ハワイ大学の医学教育オフィスが開催するProblem-Based Learning (PBL) Workshopに参加している。神戸大からぼくを入れて3人、琉球大学、浦添総合病院、佐賀、横浜市立医大、浜松医大、それと韓国から3人来ている。
いや、驚いた。
PBLという概念そのものにではない。これはぼくには既知のものだからだ。ハワイ大学のそれは、オーセンティックなPBLよりもずっと実践的で、レクチャーなどとのハイブリッドを行い、親しみやすい構成になっている。それはぼくがやっているTBLに重なる部分も多く、症例を小出しに出しながら議論していく。チューターもアクティブに発言し、質問し、助言する。guided learningという言葉を用いていて、学生放置プレイにしないのがここの特徴みたいだ。ジョークが多く笑いが多かったのも良かった(これは関西でもコピーできる)。イヤらしいPBLオタクもたくさん知っているが、そういうイヤらしさや過度なマニアックさがないのがハワイらしくて好感が持てた。なお、今日のケースでは、検査値はひとつもでなかった。検査を一つも出さずにPBLをできるところが、日本に何ヶ所あるだろうか。日本の多くは検査ずらっと並べて検査の勉強と診断当て物クイズではないだろうか、、、
いろいろ参考になったし、自分のやっている方向性が外れていないという点でreassuringだった(日本で医学教育の話をすると、話がかみ合わんことが多いのでしばしば不安になる)。でも、驚いたのは「そこ」ではない。

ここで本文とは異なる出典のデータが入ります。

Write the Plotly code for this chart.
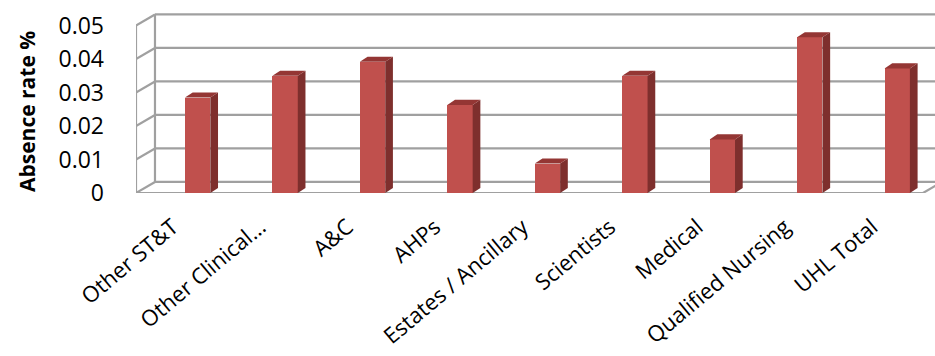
import plotly.graph_objects as go

categories = ["Other ST&T", "Other Clinical…", "A&C", "AHPs", "Estates / Ancillary",
              "Scientists", "Medical", "Qualified Nursing", "UHL Total"]
absence_rate = [0.0285, 0.0350, 0.0392, 0.0263, 0.0088, 0.0350, 0.0160, 0.0465, 0.0372]
y_ticks = [0, 0.01, 0.02, 0.03, 0.04, 0.05]
y_tick_labels = ["0", "0.01", "0.02", "0.03", "0.04", "0.05"]

FRONT = "#C0504D"
SIDE = "#7E2F2D"
TOP = "#943634"
GRID = "#A0A0A0"
FONT = "Open Sans"

# 3-D geometry (data units)
bar_w = 0.29
bar_off = 0.06          # shift of bar front face from category centre
bdx, bdy = 0.088, 0.0015   # bar depth offset
wdx, wdy = 0.217, 0.0033   # wall depth offset
lab_shift = -0.08       # label anchor shift
x_left, x_right = -0.5, len(categories) - 0.5

xs = list(range(len(categories)))
fig = go.Figure()

# front faces
fig.add_trace(go.Bar(
    x=[i + bar_off + bar_w / 2 for i in xs], y=absence_rate, width=bar_w,
    marker=dict(color=FRONT, line=dict(width=0)), hoverinfo="skip", showlegend=False))

# side + top faces
for i, v in zip(xs, absence_rate):
    xr = i + bar_off + bar_w
    xl = i + bar_off
    fig.add_trace(go.Scatter(
        x=[xr, xr + bdx, xr + bdx, xr, xr], y=[0, bdy, v + bdy, v, 0],
        mode="lines", fill="toself", fillcolor=SIDE, line=dict(width=0, color=SIDE),
        hoverinfo="skip", showlegend=False))
    fig.add_trace(go.Scatter(
        x=[xl, xr, xr + bdx, xl + bdx, xl], y=[v, v, v + bdy, v + bdy, v],
        mode="lines", fill="toself", fillcolor=TOP, line=dict(width=0, color=TOP),
        hoverinfo="skip", showlegend=False))

shapes = []
gl = dict(color=GRID, width=2.2)
for v in y_ticks:
    shapes.append(dict(type="line", xref="x", yref="y", x0=x_left, y0=v,
                       x1=x_left + wdx, y1=v + wdy, line=gl, layer="below"))
    shapes.append(dict(type="line", xref="x", yref="y", x0=x_left + wdx, y0=v + wdy,
                       x1=x_right + wdx, y1=v + wdy, line=gl, layer="below"))
# front left axis
shapes.append(dict(type="line", xref="x", yref="y", x0=x_left, y0=0, x1=x_left, y1=y_ticks[-1],
                   line=gl, layer="below"))
# back wall left edge
shapes.append(dict(type="line", xref="x", yref="y", x0=x_left + wdx, y0=wdy,
                   x1=x_left + wdx, y1=y_ticks[-1] + wdy, line=gl, layer="below"))
# floor front edge and right diagonal
shapes.append(dict(type="line", xref="x", yref="y", x0=x_left, y0=0, x1=x_right, y1=0,
                   line=gl, layer="below"))
shapes.append(dict(type="line", xref="x", yref="y", x0=x_right, y0=0,
                   x1=x_right + wdx, y1=wdy, line=gl, layer="below"))

fig.update_layout(
    width=935, height=356,
    margin=dict(l=136, r=0, t=0, b=163),
    paper_bgcolor="white", plot_bgcolor="white",
    shapes=shapes,
    bargap=0,
    font=dict(family=FONT, color="#000000"),
    xaxis=dict(range=[x_left, 8.637], tickmode="array", tickvals=[i + lab_shift for i in xs],
               ticktext=categories,
               tickangle=-40, showgrid=False, zeroline=False, showline=False, ticks="",
               tickfont=dict(size=22, family=FONT), ticklabelstandoff=16, automargin=False),
    yaxis=dict(range=[0, 0.05761], tickmode="array", tickvals=y_ticks, ticktext=y_tick_labels,
               showgrid=False, zeroline=False, showline=False, ticks="",
               tickfont=dict(size=23, family=FONT), ticklabelstandoff=31, automargin=False),
    annotations=[dict(text="<b>Absence rate %</b>", textangle=-90, xref="paper", yref="paper",
                      x=(27 - 136) / 799, y=(193 - 112) / 193, showarrow=False,
                      font=dict(size=21, family=FONT), xanchor="center", yanchor="middle")],
)

fig.write_html("out.html")
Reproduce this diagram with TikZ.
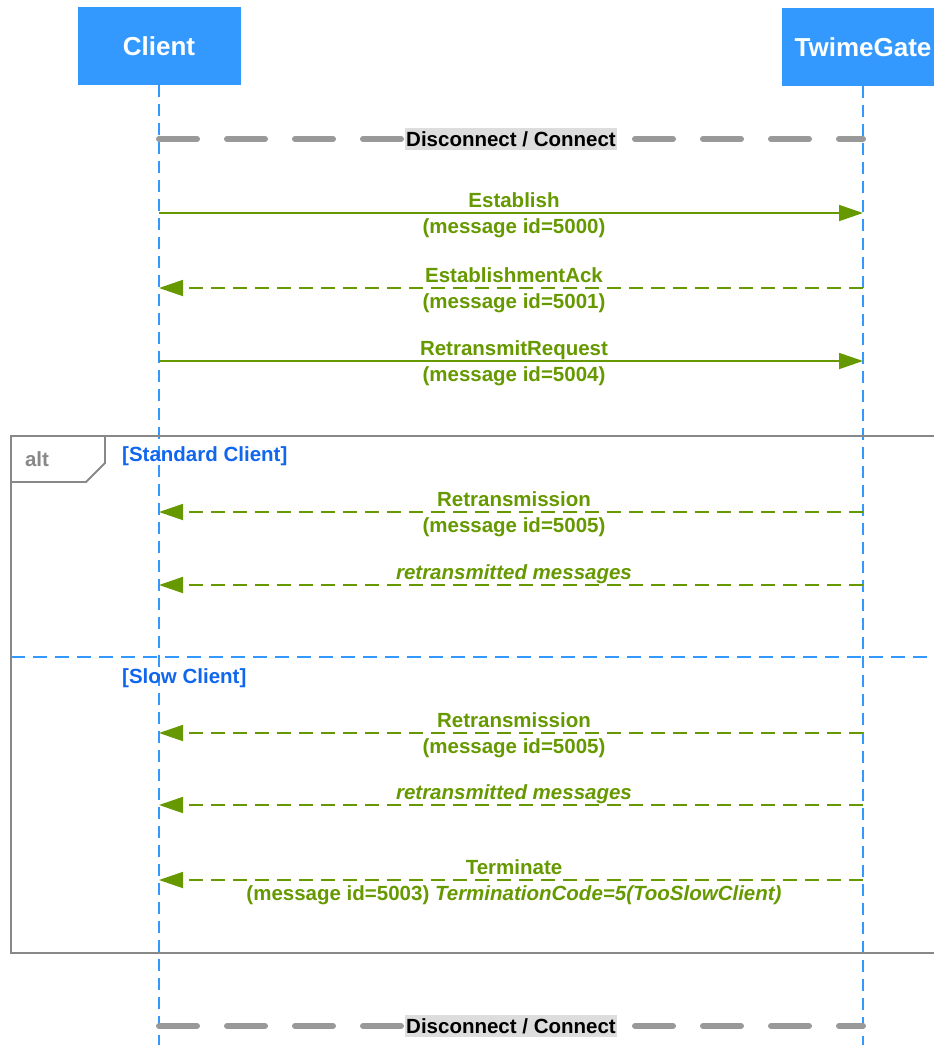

驚愕したのは、PBLのデモをやってくれた学生のパフォーマンスだ。4人の「1年生」である。77歳男性、引退した中国人の大工が2週間の頻回な転倒で来院。ここから事実を引き出し、問題点を抽出する。問題点から仮説を生成し、仮説から患者に問うべき質問を考える。めまいはなかったか。動機はしなかったか。基礎疾患は何か。薬は飲んでいなかったか。質問からまた新たな仮説が生成される。既往歴やその他の情報、身体診察所見が提供され、アセスメントとマネジメントが展開される。ここまで1年生がほとんどやってしまった(利尿薬増加のための起立性低血圧プラス飲酒プラス膝関節症などのmultifactorial problemsによる転倒であった)。転倒の鑑別はほとんど網羅していた。拍手喝采である。
聞くと、彼らは、これまでにPBLでケースを18こなしたのだそうだ。確かに、大学生なら18回このセッションをこなせばこのくらいのパフォーマンスができてもよいだろう。日本の医学生でも「同じことをやれば」パフォーマンスは大差ないとぼくは思う。
しかし、今の神大5年生に、PBLを32セッション、1セッション2例として60例以上のPBLをやってきた彼らに、ハワイ大1年生の半分ほどのパフォーマンスが示せるだろうか。はなはだ疑問である。というわけで、神戸大のチュートリアル=PBLの抜本的な改革、改善は必然である。前からそう思っていたが、今日腹の底からそう思った。